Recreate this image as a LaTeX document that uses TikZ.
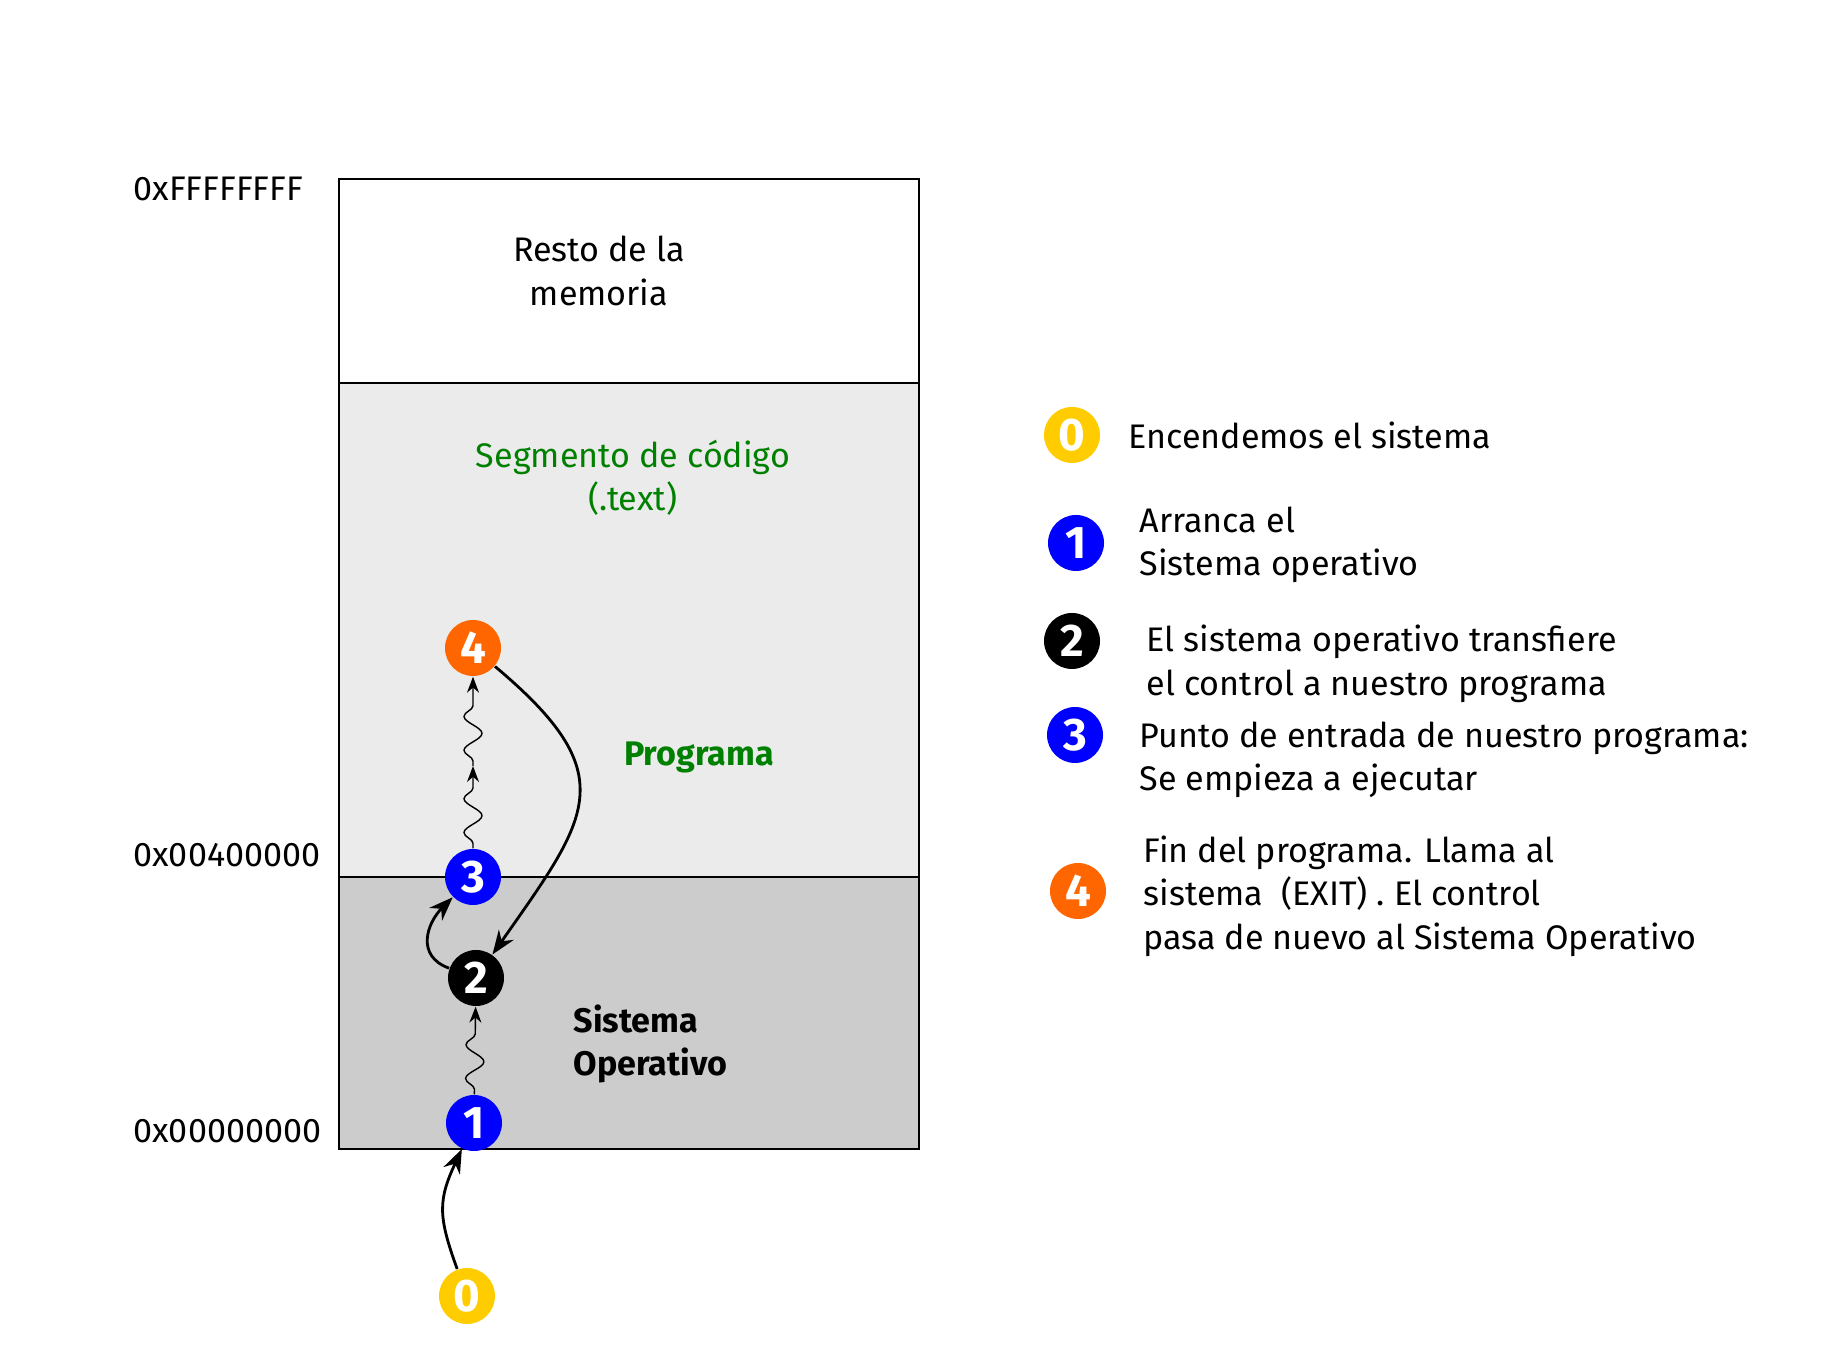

* * * *

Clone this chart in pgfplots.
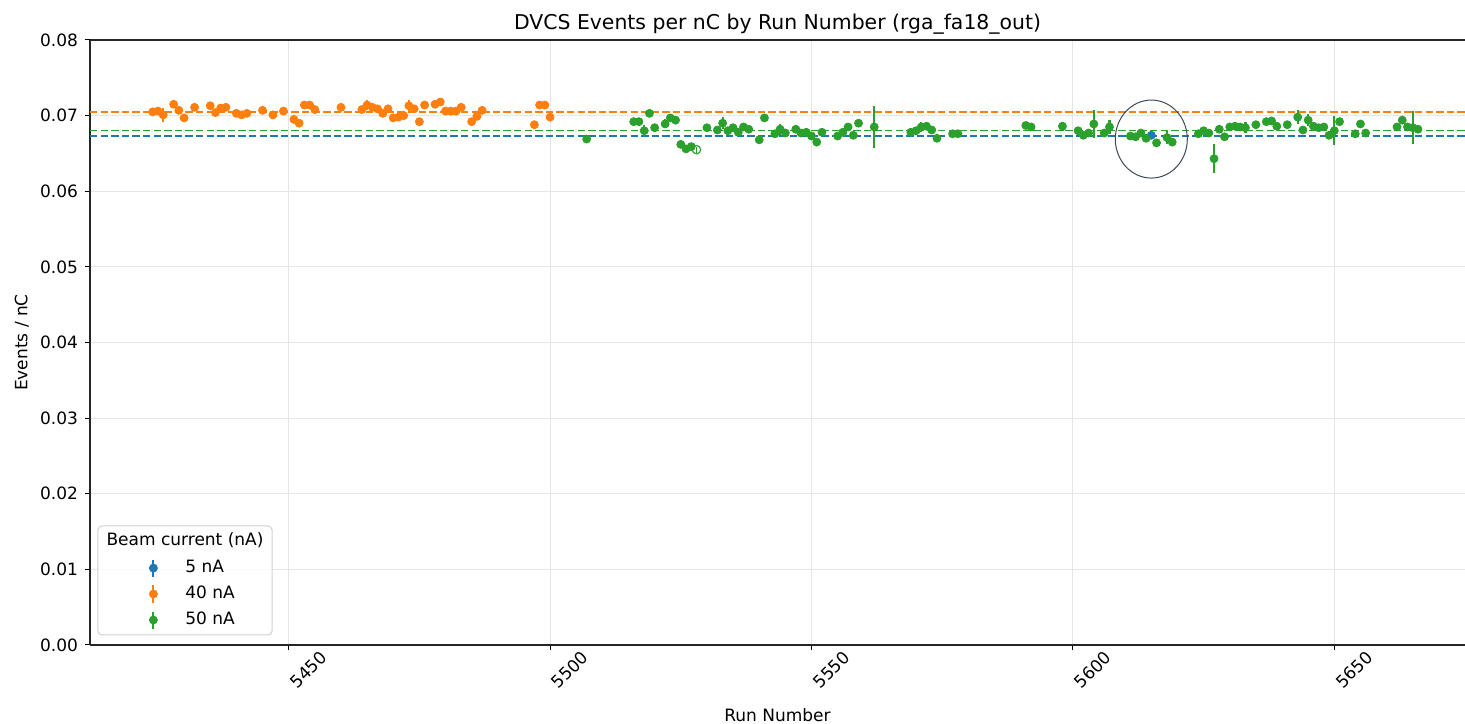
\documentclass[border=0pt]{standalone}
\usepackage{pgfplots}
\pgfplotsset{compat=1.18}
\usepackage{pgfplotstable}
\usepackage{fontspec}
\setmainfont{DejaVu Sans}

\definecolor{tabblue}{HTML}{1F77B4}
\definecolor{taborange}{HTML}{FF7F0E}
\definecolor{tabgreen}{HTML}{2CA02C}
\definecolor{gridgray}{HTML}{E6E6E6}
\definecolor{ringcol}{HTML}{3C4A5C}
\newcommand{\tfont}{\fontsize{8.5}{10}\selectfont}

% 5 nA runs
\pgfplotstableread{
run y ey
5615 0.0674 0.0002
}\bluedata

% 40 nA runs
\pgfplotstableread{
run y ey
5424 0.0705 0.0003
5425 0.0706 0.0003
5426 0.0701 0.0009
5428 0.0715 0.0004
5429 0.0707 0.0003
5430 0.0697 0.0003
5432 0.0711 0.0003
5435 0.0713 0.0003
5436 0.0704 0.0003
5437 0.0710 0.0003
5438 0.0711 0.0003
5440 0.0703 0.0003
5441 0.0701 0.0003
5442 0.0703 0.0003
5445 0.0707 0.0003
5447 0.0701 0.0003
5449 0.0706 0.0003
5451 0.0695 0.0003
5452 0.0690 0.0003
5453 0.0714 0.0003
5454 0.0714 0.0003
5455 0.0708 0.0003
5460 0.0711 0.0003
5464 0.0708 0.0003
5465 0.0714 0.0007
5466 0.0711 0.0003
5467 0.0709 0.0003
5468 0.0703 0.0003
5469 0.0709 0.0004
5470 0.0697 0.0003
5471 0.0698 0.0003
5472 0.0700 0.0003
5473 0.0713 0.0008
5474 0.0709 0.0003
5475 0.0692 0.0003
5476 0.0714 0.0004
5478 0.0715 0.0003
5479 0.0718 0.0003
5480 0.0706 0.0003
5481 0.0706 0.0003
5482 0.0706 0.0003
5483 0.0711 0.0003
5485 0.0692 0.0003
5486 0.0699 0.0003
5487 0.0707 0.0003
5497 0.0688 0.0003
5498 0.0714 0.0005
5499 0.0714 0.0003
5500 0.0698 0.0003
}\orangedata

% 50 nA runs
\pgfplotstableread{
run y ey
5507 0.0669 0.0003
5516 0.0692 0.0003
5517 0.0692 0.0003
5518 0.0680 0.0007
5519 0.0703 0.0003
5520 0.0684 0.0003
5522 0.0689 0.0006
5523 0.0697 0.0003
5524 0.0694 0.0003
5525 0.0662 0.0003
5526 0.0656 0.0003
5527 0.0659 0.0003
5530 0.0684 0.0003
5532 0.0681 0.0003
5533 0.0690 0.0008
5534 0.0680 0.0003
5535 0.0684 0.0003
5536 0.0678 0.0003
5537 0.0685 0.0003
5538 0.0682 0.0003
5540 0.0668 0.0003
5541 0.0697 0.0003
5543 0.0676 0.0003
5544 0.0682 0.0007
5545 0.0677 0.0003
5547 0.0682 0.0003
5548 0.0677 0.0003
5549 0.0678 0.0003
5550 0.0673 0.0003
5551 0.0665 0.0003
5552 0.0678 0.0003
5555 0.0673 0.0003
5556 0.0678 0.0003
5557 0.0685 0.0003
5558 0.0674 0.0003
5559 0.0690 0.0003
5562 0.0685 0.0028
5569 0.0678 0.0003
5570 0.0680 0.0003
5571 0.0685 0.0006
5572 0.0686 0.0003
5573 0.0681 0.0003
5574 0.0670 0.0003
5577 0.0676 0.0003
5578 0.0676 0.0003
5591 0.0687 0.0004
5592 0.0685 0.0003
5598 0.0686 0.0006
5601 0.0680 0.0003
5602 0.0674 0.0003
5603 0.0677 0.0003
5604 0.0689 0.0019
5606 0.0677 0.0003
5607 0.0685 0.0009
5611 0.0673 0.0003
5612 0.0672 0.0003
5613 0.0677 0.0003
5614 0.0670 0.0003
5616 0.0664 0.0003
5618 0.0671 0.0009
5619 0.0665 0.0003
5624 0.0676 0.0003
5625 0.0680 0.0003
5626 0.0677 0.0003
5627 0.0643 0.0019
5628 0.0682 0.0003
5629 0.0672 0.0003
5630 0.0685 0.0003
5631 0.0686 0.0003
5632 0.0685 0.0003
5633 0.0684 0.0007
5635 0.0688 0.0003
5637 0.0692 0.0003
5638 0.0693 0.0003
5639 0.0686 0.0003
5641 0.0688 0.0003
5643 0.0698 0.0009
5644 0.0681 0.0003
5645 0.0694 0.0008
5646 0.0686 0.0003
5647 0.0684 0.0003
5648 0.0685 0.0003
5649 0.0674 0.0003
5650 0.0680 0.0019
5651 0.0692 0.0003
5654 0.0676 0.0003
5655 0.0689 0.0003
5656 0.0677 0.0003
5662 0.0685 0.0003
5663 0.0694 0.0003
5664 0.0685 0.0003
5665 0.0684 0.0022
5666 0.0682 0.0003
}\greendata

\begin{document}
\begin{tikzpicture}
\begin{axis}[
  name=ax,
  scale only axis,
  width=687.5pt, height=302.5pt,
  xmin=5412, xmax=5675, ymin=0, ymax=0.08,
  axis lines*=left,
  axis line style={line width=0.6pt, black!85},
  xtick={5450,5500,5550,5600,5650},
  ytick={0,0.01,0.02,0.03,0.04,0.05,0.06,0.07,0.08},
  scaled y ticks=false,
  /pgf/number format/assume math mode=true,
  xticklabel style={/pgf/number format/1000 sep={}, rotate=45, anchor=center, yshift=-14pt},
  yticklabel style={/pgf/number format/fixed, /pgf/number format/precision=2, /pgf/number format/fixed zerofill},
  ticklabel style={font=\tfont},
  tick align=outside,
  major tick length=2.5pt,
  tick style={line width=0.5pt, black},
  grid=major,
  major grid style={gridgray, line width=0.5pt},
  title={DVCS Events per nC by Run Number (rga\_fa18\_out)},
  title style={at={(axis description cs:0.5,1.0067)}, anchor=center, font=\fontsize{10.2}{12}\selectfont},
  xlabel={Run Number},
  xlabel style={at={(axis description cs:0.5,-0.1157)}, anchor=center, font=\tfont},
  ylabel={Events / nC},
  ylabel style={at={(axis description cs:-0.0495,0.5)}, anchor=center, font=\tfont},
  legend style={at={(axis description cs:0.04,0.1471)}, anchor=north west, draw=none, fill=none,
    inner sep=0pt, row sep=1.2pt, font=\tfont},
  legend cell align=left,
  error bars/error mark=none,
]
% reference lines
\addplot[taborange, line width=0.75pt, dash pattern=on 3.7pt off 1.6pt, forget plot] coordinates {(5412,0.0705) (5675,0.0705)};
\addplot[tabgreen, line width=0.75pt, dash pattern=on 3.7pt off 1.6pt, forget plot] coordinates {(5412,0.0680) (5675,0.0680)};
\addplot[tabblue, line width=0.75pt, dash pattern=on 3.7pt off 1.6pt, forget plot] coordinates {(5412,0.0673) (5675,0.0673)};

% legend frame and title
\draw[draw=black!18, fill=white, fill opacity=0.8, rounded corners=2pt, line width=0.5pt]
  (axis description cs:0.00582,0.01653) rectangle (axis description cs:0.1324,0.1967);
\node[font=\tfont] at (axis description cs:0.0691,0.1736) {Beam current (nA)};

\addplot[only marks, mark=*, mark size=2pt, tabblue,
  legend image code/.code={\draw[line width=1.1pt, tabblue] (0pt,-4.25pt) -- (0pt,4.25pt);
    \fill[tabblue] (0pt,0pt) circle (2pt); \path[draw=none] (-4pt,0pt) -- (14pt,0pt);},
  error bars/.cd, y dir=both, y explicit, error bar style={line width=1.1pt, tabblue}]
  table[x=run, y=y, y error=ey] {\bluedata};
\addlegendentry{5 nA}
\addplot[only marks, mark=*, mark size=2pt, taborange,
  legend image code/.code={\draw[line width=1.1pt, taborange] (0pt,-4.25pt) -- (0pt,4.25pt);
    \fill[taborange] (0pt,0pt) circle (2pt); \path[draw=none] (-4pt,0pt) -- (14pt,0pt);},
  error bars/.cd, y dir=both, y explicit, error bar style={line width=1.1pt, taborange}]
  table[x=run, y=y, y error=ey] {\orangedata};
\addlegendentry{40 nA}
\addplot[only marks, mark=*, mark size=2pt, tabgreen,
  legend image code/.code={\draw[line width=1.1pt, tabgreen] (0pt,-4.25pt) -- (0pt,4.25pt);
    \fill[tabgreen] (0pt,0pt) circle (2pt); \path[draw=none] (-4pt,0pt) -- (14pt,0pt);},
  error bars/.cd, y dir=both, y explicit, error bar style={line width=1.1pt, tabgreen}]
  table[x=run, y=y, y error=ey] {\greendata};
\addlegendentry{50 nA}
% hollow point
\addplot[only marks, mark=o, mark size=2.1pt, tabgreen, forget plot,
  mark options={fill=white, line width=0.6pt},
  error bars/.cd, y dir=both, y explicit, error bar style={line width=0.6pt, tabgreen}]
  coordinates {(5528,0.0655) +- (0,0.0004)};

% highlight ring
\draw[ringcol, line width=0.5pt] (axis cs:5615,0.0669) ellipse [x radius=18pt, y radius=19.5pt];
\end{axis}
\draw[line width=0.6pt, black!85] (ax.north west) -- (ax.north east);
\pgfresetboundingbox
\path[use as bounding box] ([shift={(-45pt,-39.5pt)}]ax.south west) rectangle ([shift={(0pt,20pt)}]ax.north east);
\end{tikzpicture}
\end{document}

* * * *

◆ DIRECTIONS:
Copy every line of the data that holds the string "this".

◆ TASK RESULT:
Recreate this image as a LaTeX document that uses TikZ.
Clone this chart in pgfplots.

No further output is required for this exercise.